In contrast, many people tell themselves repeatedly during the day “Oh, I have got to remember to call so-and-so…” “Oh, I have got to remember to do such-and-such later on.” Yet when the time to do it arrives, they forget, because they never linked this internal representation to the appropriate external stimuli.
Although remembering to do something seems like a simple task, the same principles apply in performing more complex skills and behaviors. Any complex skill can be sequenced in exactly the same way by connecting small sequences into longer and longer sequences.
Another closely related topic is the following: As trainers, how can you make certain that your trainees take the skills that you teach in a classroom, and have them automatically available in the context where they are needed?

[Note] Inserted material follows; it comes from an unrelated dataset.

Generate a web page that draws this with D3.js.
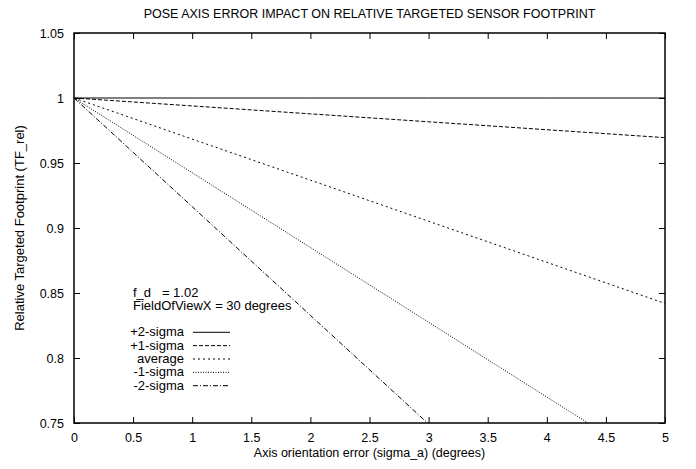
<!DOCTYPE html>
<html><head><meta charset="utf-8">
<script src="https://cdn.jsdelivr.net/npm/d3@7"></script>
<style>body{margin:0;background:#fff}svg{display:block}text{font-family:"Liberation Sans",Arial,sans-serif;fill:#000}</style>
</head><body>
<svg id="c" width="696" height="469"></svg>
<script>
const xValues = [0, 1, 2, 3, 4, 5];
const plus2Sigma = [1, 1, 1, 1, 1, 1];
const plus1Sigma = [1, 0.9939, 0.9878, 0.9817, 0.9756, 0.9695];
const averageS = [1, 0.9684, 0.9368, 0.9052, 0.8736, 0.842];
const minus1Sigma = [1, 0.9425, 0.885, 0.8275, 0.77, 0.7125];
const minus2Sigma = [1, 0.9164, 0.8328, 0.7492, 0.6656, 0.582];
const seriesNames = ["+2-sigma", "+1-sigma", "average", "-1-sigma", "-2-sigma"];
const xTicks = [0, 0.5, 1, 1.5, 2, 2.5, 3, 3.5, 4, 4.5, 5];
const yTicks = [0.75, 0.8, 0.85, 0.9, 0.95, 1, 1.05];
const dashes = [null, "4,2", "2,3", "1,1.5", "5,2,1,2"];

const svg = d3.select("#c");
const L = 74, R = 665, T = 33, B = 423;
const x = d3.scaleLinear().domain([0, 5]).range([L, R]);
const y = d3.scaleLinear().domain([0.75, 1.05]).range([B, T]);
const fs = 12.5, fs2 = 13;

svg.append("defs").append("clipPath").attr("id", "clip")
  .append("rect").attr("x", L).attr("y", T).attr("width", R - L).attr("height", B - T);

const tl = 6;
const fmt = d => String(d);
svg.append("g").attr("transform", `translate(0,${B})`)
  .call(d3.axisBottom(x).tickValues(xTicks).tickSize(-tl).tickPadding(10).tickFormat(fmt))
  .call(g => { g.select(".domain").remove(); g.selectAll("text").attr("font-size", fs).attr("font-family", "Liberation Sans, Arial, sans-serif"); });
svg.append("g").attr("transform", `translate(0,${T})`)
  .call(d3.axisTop(x).tickValues(xTicks).tickSize(-tl).tickFormat(""))
  .call(g => g.select(".domain").remove());
svg.append("g").attr("transform", `translate(${L},0)`)
  .call(d3.axisLeft(y).tickValues(yTicks).tickSize(-tl).tickPadding(10).tickFormat(fmt))
  .call(g => { g.select(".domain").remove(); g.selectAll("text").attr("font-size", fs).attr("font-family", "Liberation Sans, Arial, sans-serif"); });
svg.append("g").attr("transform", `translate(${R},0)`)
  .call(d3.axisRight(y).tickValues(yTicks).tickSize(-tl).tickFormat(""))
  .call(g => g.select(".domain").remove());
svg.selectAll(".tick line").attr("stroke", "#000");

const allSeries = [plus2Sigma, plus1Sigma, averageS, minus1Sigma, minus2Sigma];
const line = d3.line().x((d, i) => x(xValues[i])).y(d => y(d));
const gl = svg.append("g").attr("clip-path", "url(#clip)");
allSeries.forEach((s, k) => {
  gl.append("path").datum(s).attr("d", line).attr("fill", "none")
    .attr("stroke", "#000").attr("stroke-width", 1)
    .attr("stroke-dasharray", dashes[k]);
});

svg.append("rect").attr("x", L).attr("y", T).attr("width", R - L).attr("height", B - T)
  .attr("fill", "none").attr("stroke", "#000").attr("stroke-width", 1.5);

svg.append("text").attr("x", (L + R) / 2).attr("y", 18).attr("text-anchor", "middle")
  .attr("font-size", fs).text("POSE AXIS ERROR IMPACT ON RELATIVE TARGETED SENSOR FOOTPRINT");
svg.append("text").attr("x", (L + R) / 2).attr("y", 457).attr("text-anchor", "middle")
  .attr("font-size", fs).text("Axis orientation error (sigma_a) (degrees)");
svg.append("text").attr("transform", `translate(24,${(T + B) / 2}) rotate(-90)`).attr("text-anchor", "middle")
  .attr("font-size", fs2).text("Relative Targeted Footprint (TF_rel)");

svg.append("text").attr("x", 133).attr("y", 297).attr("font-size", fs2)
  .style("white-space", "pre").text("f_d   = 1.02");
svg.append("text").attr("x", 133).attr("y", 310).attr("font-size", fs2).text("FieldOfViewX = 30 degrees");

const ly0 = 332.3, lstep = 13.35;
seriesNames.forEach((n, k) => {
  const yy = ly0 + k * lstep;
  svg.append("text").attr("x", 184).attr("y", yy + 4).attr("text-anchor", "end").attr("font-size", fs2).text(n);
  svg.append("line").attr("x1", 193).attr("x2", 230).attr("y1", yy).attr("y2", yy)
    .attr("stroke", "#000").attr("stroke-width", 1).attr("stroke-dasharray", dashes[k]);
});
</script>
</body></html>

Many people learn quickly and effectively in a training seminar or workshop, but when they go back to their jobs, it seems as though they learned nothing new. Their performance is indistinguishable from the way it was prior to their training. A considerable amount of research has been done on how learning for many people is state or context dependent. In one study a group of medical students were given an exam in the same lecture hall in which they had learned the material being tested. They did quite well. Immediately following this, they were taken to the gymnasium, and given the same test. Most of them did quite poorly. This demonstrates that even bright people often do not have the strategies for transferring information or skills from one context to another.

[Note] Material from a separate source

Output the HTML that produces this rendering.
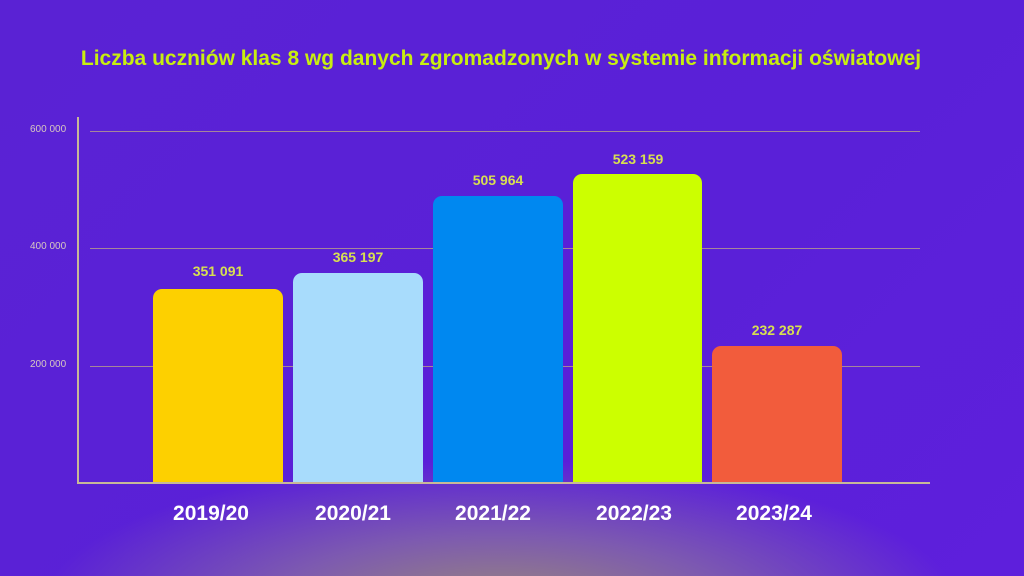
<!DOCTYPE html>
<html><head><meta charset="utf-8"><style>
html,body{margin:0;padding:0}
body{width:1024px;height:576px;overflow:hidden;position:relative;font-family:"Liberation Sans",sans-serif;
background:radial-gradient(ellipse 460px 150px at 500px 610px,#9a8a78 0%,#7d5ab0 50%,rgba(90,31,214,0) 100%),linear-gradient(135deg,#5a22d4 0%,#5a20d8 60%,#5e1fdc 100%);}
.t{position:absolute;white-space:nowrap}
.bar{position:absolute;border-radius:9px 9px 0 0}
.g{position:absolute;left:90px;width:830px;height:1px;background:#b9a08a;opacity:.8}
.yl{position:absolute;left:30px;font-size:10px;color:#d8c8c0}
.v{position:absolute;width:130px;text-align:center;font-size:14px;font-weight:bold;color:#d8e050}
.x{position:absolute;width:130px;text-align:center;font-size:21px;font-weight:bold;color:#fff;top:502px}
</style></head><body>
<div class="t" style="left:0;width:1002px;text-align:center;top:47px;font-size:21px;font-weight:bold;color:#c8ee10">Liczba uczniów klas 8 wg danych zgromadzonych w systemie informacji oświatowej</div>
<div class="g" style="top:131px"></div>
<div class="g" style="top:248px"></div>
<div class="g" style="top:366px"></div>
<div class="yl" style="top:124px">600 000</div>
<div class="yl" style="top:241px">400 000</div>
<div class="yl" style="top:359px">200 000</div>
<div style="position:absolute;left:77px;top:117px;width:2px;height:367px;background:#c8b898"></div>
<div class="bar" style="left:153px;width:130px;top:289px;height:194px;background:#fdd000"></div>
<div class="bar" style="left:293px;width:130px;top:273px;height:210px;background:#a8dcfc"></div>
<div class="bar" style="left:433px;width:130px;top:196px;height:287px;background:#0088f0"></div>
<div class="bar" style="left:573px;width:129px;top:174px;height:309px;background:#ccff00"></div>
<div class="bar" style="left:712px;width:130px;top:346px;height:137px;background:#f25c3c"></div>
<div style="position:absolute;left:77px;top:482px;width:853px;height:2px;background:#c8b898"></div>
<div class="v" style="left:153px;top:263px">351 091</div>
<div class="v" style="left:293px;top:249px">365 197</div>
<div class="v" style="left:433px;top:172px">505 964</div>
<div class="v" style="left:573px;top:151px">523 159</div>
<div class="v" style="left:712px;top:322px">232 287</div>
<div class="x" style="left:146px">2019/20</div>
<div class="x" style="left:288px">2020/21</div>
<div class="x" style="left:428px">2021/22</div>
<div class="x" style="left:569px">2022/23</div>
<div class="x" style="left:709px">2023/24</div>
</body></html>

As trainers, we want to insure that seminar participants take the skills they learn and automatically use those skills in appropriate contexts later on. To accomplish this, we find it useful to tell them the following: “As you leave this seminar, and go back to your job, your friends, your family, there will be certain contexts in which you particularly want to have available the skills you have learned here. I don’t know what will remind you to use your NLP skills, but perhaps it will be something in your office — the feel of a particular chair, the sight of a picture on the wall, the sound of a clock, or something on your desk. Perhaps it will be the sight of someone’s face, the sound of their voice, or the feeling of their handshake. Concentrate on the available triggers in those places where you want to recall these new skills as you internally review, re-hear, and re-feel the experiences and knowledge of this seminar, and pay particular attention to that knowledge you want to use later on.”
There is much, much, more to NLP, but we hope this short article may stimulate you to look into it further. Of the dozen books on the subject we believe that Heart of the Mind provides the best overall introduction.